Sloan, Hit & Run (EP)

Published on February 23rd, 2010 in: Canadian Content, Current Faves, Music, Music Reviews, Reviews |

By Jemiah Jefferson

The newest original-material release from Toronto’s ambassadors of brainy party rock shows the four members of Sloan further exploring their masterful sound with these five tracks, one from each member (with an additional track from the prolific Chris Murphy).

The EP takes its name from an incident in the summer of 2009 when Murphy was hit by a car and knocked off his bike, but it also nicely describes the songs, all of which come on, take just enough time for you to really dig the song, then end without ever quite reaching a climax. Each member has a definitive and personal style of songwriting, all of which are on display here.

hit and run sloan

The opener, “Take It Upon Yourself”, is classic Chris, with understated but punchy lead guitar, assisted by handclaps, vocal harmonies, and maracas, which bring danceability to a poignant song about a very lonely form of self-reliance. The gentler Jay Ferguson provides the next track, “Midnight Mass,” with a secret love story revealed through acoustic guitar and electronic piano and the best harmonic features of a good Christine McVie Fleetwood Mac song. It gets the point across in a too-efficient two minutes.

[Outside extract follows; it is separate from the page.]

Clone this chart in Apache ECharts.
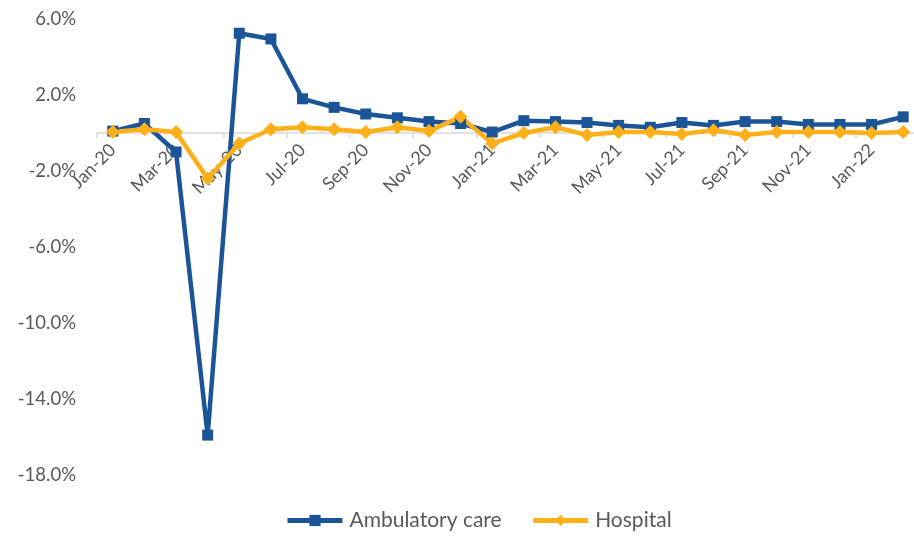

Bespectacled guitar god Patrick Pentland brings the third track, “Is it Never”; his voice is harder and sharper than it ever was before, and an aggressive piano takes the lead on a rocking chorus until a noisy, distortion-driven guitar solo reminds you just who wrote this song! Again, it’s over too soon. The rock does not stop in the fourth track, a boogie rave-up from Andrew Scott. Reminiscent of Scott’s “Sensory Deprivation,” the Skynyrd-esque highlight of Sloan’s fifth studio album Between the Bridges, “Where are You Now?” provides a scant two minutes of rock energy. The final track, “Dear Diary”, shows the other, more Paul McCartney-influenced side of Chris Murphy, the piano making another appearance with a gently chugging cha-cha rhythm and sincere vocals.

If there’s a flaw with this EP, it’s that all the songs are too short, and could have benefited from an additional verse. The music is just too good to come and go so quickly. Here’s hoping for a full-length, containing full-length songs, in the near future.

Hit & Run was released in November 2009 and is available via the band’s website. While you’re there, be sure to check out the recently-released and long-awaited B Sides Win, the “sequel” to Sloan’s singles compilation A Sides Win.